Work instructions —
Set the data down again, exactly as it reads, but without the pictures.

Material provided —

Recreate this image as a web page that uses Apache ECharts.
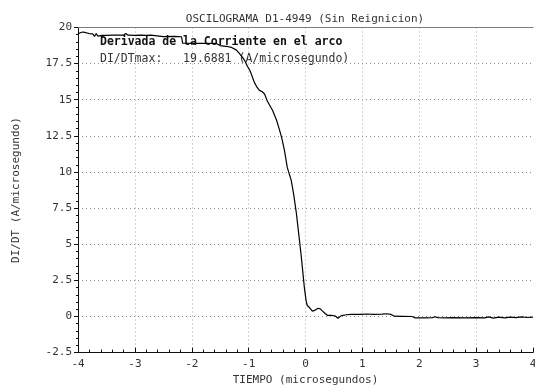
<!DOCTYPE html>
<html>
<head>
<meta charset="utf-8">
<script src="https://cdn.jsdelivr.net/npm/echarts@6/dist/echarts.min.js"></script>
<style>
  html, body { margin: 0; padding: 0; background: #fff; }
  #chart { width: 535px; height: 392px; }
</style>
</head>
<body>
<div id="chart"></div>
<script>
// Time axis (microseconds) and di/dt samples (A/microsecond)
var tiempo = [
  -4.00, -3.96, -3.92, -3.88, -3.84, -3.80, -3.77, -3.74, -3.71, -3.68,
  -3.65, -3.62, -3.58, -3.50, -3.40, -3.30, -3.20, -3.16, -3.12, -3.00,
  -2.90, -2.80, -2.72, -2.70, -2.50, -2.30, -2.18, -2.16, -1.90, -1.70,
  -1.56, -1.50, -1.40, -1.30, -1.22, -1.16, -1.10, -1.06, -1.02, -0.98,
  -0.95, -0.90, -0.85, -0.81, -0.76, -0.72, -0.67, -0.62, -0.58, -0.51,
  -0.46, -0.42, -0.37, -0.32, -0.28, -0.25, -0.21, -0.16, -0.12, -0.08,
  -0.05, -0.02, 0.01, 0.03, 0.07, 0.12, 0.16, 0.22, 0.26, 0.30,
  0.35, 0.39, 0.47, 0.53, 0.57, 0.63, 0.72, 0.80, 0.90, 0.98,
  1.07, 1.20, 1.35, 1.42, 1.50, 1.56, 1.70, 1.88, 1.92, 2.10,
  2.23, 2.28, 2.32, 2.47, 2.60, 2.80, 3.00, 3.15, 3.22, 3.30,
  3.40, 3.50, 3.60, 3.70, 3.80, 3.90, 4.00
];
var didt = [
  19.55, 19.64, 19.6881, 19.66, 19.62, 19.58, 19.45, 19.56, 19.38, 19.58,
  19.40, 19.52, 19.45, 19.46, 19.47, 19.48, 19.47, 19.58, 19.47, 19.46,
  19.47, 19.46, 19.47, 19.38, 19.37, 19.38, 19.36, 18.92, 18.90, 18.91,
  18.88, 18.75, 18.70, 18.62, 18.45, 18.20, 17.90, 17.65, 17.30, 17.05,
  16.75, 16.20, 15.85, 15.65, 15.55, 15.40, 14.90, 14.55, 14.27, 13.60,
  12.95, 12.40, 11.50, 10.30, 9.80, 9.40, 8.50, 7.13, 5.75, 4.36,
  3.19, 2.00, 1.10, 0.76, 0.62, 0.37, 0.42, 0.57, 0.53, 0.37,
  0.19, 0.07, 0.07, 0.02, -0.12, 0.06, 0.12, 0.14, 0.15, 0.14,
  0.17, 0.15, 0.16, 0.19, 0.15, 0.02, 0.01, 0.00, -0.09, -0.09,
  -0.08, -0.02, -0.08, -0.10, -0.08, -0.09, -0.08, -0.10, -0.03, -0.11,
  -0.05, -0.10, -0.04, -0.08, -0.03, -0.07, -0.04
];

var titulo = 'OSCILOGRAMA D1-4949 (Sin Reignicion)';
var leyenda = 'Derivada de la Corriente en el arco';
var ejeX = 'TIEMPO (microsegundos)';
var ejeY = 'DI/DT (A/microsegundo)';

var FONT = '"DejaVu Sans Mono", "Liberation Mono", monospace';
var maxVal = Math.max.apply(null, didt);
var puntos = tiempo.map(function (t, i) { return [t, didt[i]]; });

var chart = echarts.init(document.getElementById('chart'), null, { renderer: 'canvas' });
chart.setOption({
  animation: false,
  backgroundColor: '#ffffff',
  title: {
    text: titulo,
    left: 300, top: 9, textAlign: 'center',
    textStyle: { fontFamily: FONT, fontSize: 11, fontWeight: 'normal', color: '#333' }
  },
  grid: { left: 78, right: 2, top: 27.5, bottom: 39.4, outerBoundsMode: 'none', containLabel: false },
  xAxis: [{
    type: 'value', min: -4, max: 4, interval: 1,
    name: ejeX, nameLocation: 'middle', nameGap: 22,
    nameTextStyle: { fontFamily: FONT, fontSize: 11, color: '#333' },
    axisLine: { onZero: false, lineStyle: { color: '#111', width: 1 } },
    axisTick: { inside: true, length: 5, lineStyle: { color: '#111' } },
    minorTick: { show: true, splitNumber: 5, length: 3, lineStyle: { color: '#111' } },
    axisLabel: { fontFamily: FONT, fontSize: 11, color: '#333', margin: 6 },
    splitLine: { show: true, showMinLine: false, showMaxLine: false,
      lineStyle: { color: '#a8a8a8', type: [1, 3], width: 1 } }
  }, {
    type: 'value', position: 'top', min: -4, max: 4,
    axisLine: { show: true, onZero: false, lineStyle: { color: '#7a7a7a', width: 1.2 } },
    axisTick: { show: false }, axisLabel: { show: false }, splitLine: { show: false }
  }],
  yAxis: {
    type: 'value', min: -2.5, max: 20, interval: 2.5,
    name: ejeY, nameLocation: 'middle', nameGap: 56, nameRotate: 90,
    nameTextStyle: { fontFamily: FONT, fontSize: 11, color: '#333' },
    axisLine: { show: true, onZero: false, lineStyle: { color: '#111', width: 1 } },
    axisTick: { length: 4, lineStyle: { color: '#111' } },
    minorTick: { show: true, splitNumber: 5, length: 2, lineStyle: { color: '#111' } },
    axisLabel: { fontFamily: FONT, fontSize: 11, color: '#333', margin: 6 },
    splitLine: { show: true, showMinLine: false, showMaxLine: false,
      lineStyle: { color: '#8c8c8c', type: [1, 3], width: 1 } }
  },
  graphic: [{
    type: 'text', left: 100, top: 36,
    style: { text: leyenda, font: 'bold 11.5px ' + FONT, fill: '#111' }
  }, {
    type: 'text', left: 100, top: 53,
    style: {
      text: 'DI/DTmax:   ' + maxVal.toFixed(4) + ' (A/microsegundo)',
      font: '11.5px ' + FONT, fill: '#333'
    }
  }],
  series: [{
    type: 'line', data: puntos, showSymbol: false, smooth: false,
    lineStyle: { color: '#000', width: 1.2 }, z: 1
  }]
});
</script>
</body>
</html>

Worked solution —
Recreate this image as a web page that uses Apache ECharts.
<!DOCTYPE html>
<html>
<head>
<meta charset="utf-8">
<script src="https://cdn.jsdelivr.net/npm/echarts@6/dist/echarts.min.js"></script>
<style>
  html, body { margin: 0; padding: 0; background: #fff; }
  #chart { width: 535px; height: 392px; }
</style>
</head>
<body>
<div id="chart"></div>
<script>
// Time axis (microseconds) and di/dt samples (A/microsecond)
var tiempo = [
  -4.00, -3.96, -3.92, -3.88, -3.84, -3.80, -3.77, -3.74, -3.71, -3.68,
  -3.65, -3.62, -3.58, -3.50, -3.40, -3.30, -3.20, -3.16, -3.12, -3.00,
  -2.90, -2.80, -2.72, -2.70, -2.50, -2.30, -2.18, -2.16, -1.90, -1.70,
  -1.56, -1.50, -1.40, -1.30, -1.22, -1.16, -1.10, -1.06, -1.02, -0.98,
  -0.95, -0.90, -0.85, -0.81, -0.76, -0.72, -0.67, -0.62, -0.58, -0.51,
  -0.46, -0.42, -0.37, -0.32, -0.28, -0.25, -0.21, -0.16, -0.12, -0.08,
  -0.05, -0.02, 0.01, 0.03, 0.07, 0.12, 0.16, 0.22, 0.26, 0.30,
  0.35, 0.39, 0.47, 0.53, 0.57, 0.63, 0.72, 0.80, 0.90, 0.98,
  1.07, 1.20, 1.35, 1.42, 1.50, 1.56, 1.70, 1.88, 1.92, 2.10,
  2.23, 2.28, 2.32, 2.47, 2.60, 2.80, 3.00, 3.15, 3.22, 3.30,
  3.40, 3.50, 3.60, 3.70, 3.80, 3.90, 4.00
];
var didt = [
  19.55, 19.64, 19.6881, 19.66, 19.62, 19.58, 19.45, 19.56, 19.38, 19.58,
  19.40, 19.52, 19.45, 19.46, 19.47, 19.48, 19.47, 19.58, 19.47, 19.46,
  19.47, 19.46, 19.47, 19.38, 19.37, 19.38, 19.36, 18.92, 18.90, 18.91,
  18.88, 18.75, 18.70, 18.62, 18.45, 18.20, 17.90, 17.65, 17.30, 17.05,
  16.75, 16.20, 15.85, 15.65, 15.55, 15.40, 14.90, 14.55, 14.27, 13.60,
  12.95, 12.40, 11.50, 10.30, 9.80, 9.40, 8.50, 7.13, 5.75, 4.36,
  3.19, 2.00, 1.10, 0.76, 0.62, 0.37, 0.42, 0.57, 0.53, 0.37,
  0.19, 0.07, 0.07, 0.02, -0.12, 0.06, 0.12, 0.14, 0.15, 0.14,
  0.17, 0.15, 0.16, 0.19, 0.15, 0.02, 0.01, 0.00, -0.09, -0.09,
  -0.08, -0.02, -0.08, -0.10, -0.08, -0.09, -0.08, -0.10, -0.03, -0.11,
  -0.05, -0.10, -0.04, -0.08, -0.03, -0.07, -0.04
];

var titulo = 'OSCILOGRAMA D1-4949 (Sin Reignicion)';
var leyenda = 'Derivada de la Corriente en el arco';
var ejeX = 'TIEMPO (microsegundos)';
var ejeY = 'DI/DT (A/microsegundo)';

var FONT = '"DejaVu Sans Mono", "Liberation Mono", monospace';
var maxVal = Math.max.apply(null, didt);
var puntos = tiempo.map(function (t, i) { return [t, didt[i]]; });

var chart = echarts.init(document.getElementById('chart'), null, { renderer: 'canvas' });
chart.setOption({
  animation: false,
  backgroundColor: '#ffffff',
  title: {
    text: titulo,
    left: 300, top: 9, textAlign: 'center',
    textStyle: { fontFamily: FONT, fontSize: 11, fontWeight: 'normal', color: '#333' }
  },
  grid: { left: 78, right: 2, top: 27.5, bottom: 39.4, outerBoundsMode: 'none', containLabel: false },
  xAxis: [{
    type: 'value', min: -4, max: 4, interval: 1,
    name: ejeX, nameLocation: 'middle', nameGap: 22,
    nameTextStyle: { fontFamily: FONT, fontSize: 11, color: '#333' },
    axisLine: { onZero: false, lineStyle: { color: '#111', width: 1 } },
    axisTick: { inside: true, length: 5, lineStyle: { color: '#111' } },
    minorTick: { show: true, splitNumber: 5, length: 3, lineStyle: { color: '#111' } },
    axisLabel: { fontFamily: FONT, fontSize: 11, color: '#333', margin: 6 },
    splitLine: { show: true, showMinLine: false, showMaxLine: false,
      lineStyle: { color: '#a8a8a8', type: [1, 3], width: 1 } }
  }, {
    type: 'value', position: 'top', min: -4, max: 4,
    axisLine: { show: true, onZero: false, lineStyle: { color: '#7a7a7a', width: 1.2 } },
    axisTick: { show: false }, axisLabel: { show: false }, splitLine: { show: false }
  }],
  yAxis: {
    type: 'value', min: -2.5, max: 20, interval: 2.5,
    name: ejeY, nameLocation: 'middle', nameGap: 56, nameRotate: 90,
    nameTextStyle: { fontFamily: FONT, fontSize: 11, color: '#333' },
    axisLine: { show: true, onZero: false, lineStyle: { color: '#111', width: 1 } },
    axisTick: { length: 4, lineStyle: { color: '#111' } },
    minorTick: { show: true, splitNumber: 5, length: 2, lineStyle: { color: '#111' } },
    axisLabel: { fontFamily: FONT, fontSize: 11, color: '#333', margin: 6 },
    splitLine: { show: true, showMinLine: false, showMaxLine: false,
      lineStyle: { color: '#8c8c8c', type: [1, 3], width: 1 } }
  },
  graphic: [{
    type: 'text', left: 100, top: 36,
    style: { text: leyenda, font: 'bold 11.5px ' + FONT, fill: '#111' }
  }, {
    type: 'text', left: 100, top: 53,
    style: {
      text: 'DI/DTmax:   ' + maxVal.toFixed(4) + ' (A/microsegundo)',
      font: '11.5px ' + FONT, fill: '#333'
    }
  }],
  series: [{
    type: 'line', data: puntos, showSymbol: false, smooth: false,
    lineStyle: { color: '#000', width: 1.2 }, z: 1
  }]
});
</script>
</body>
</html>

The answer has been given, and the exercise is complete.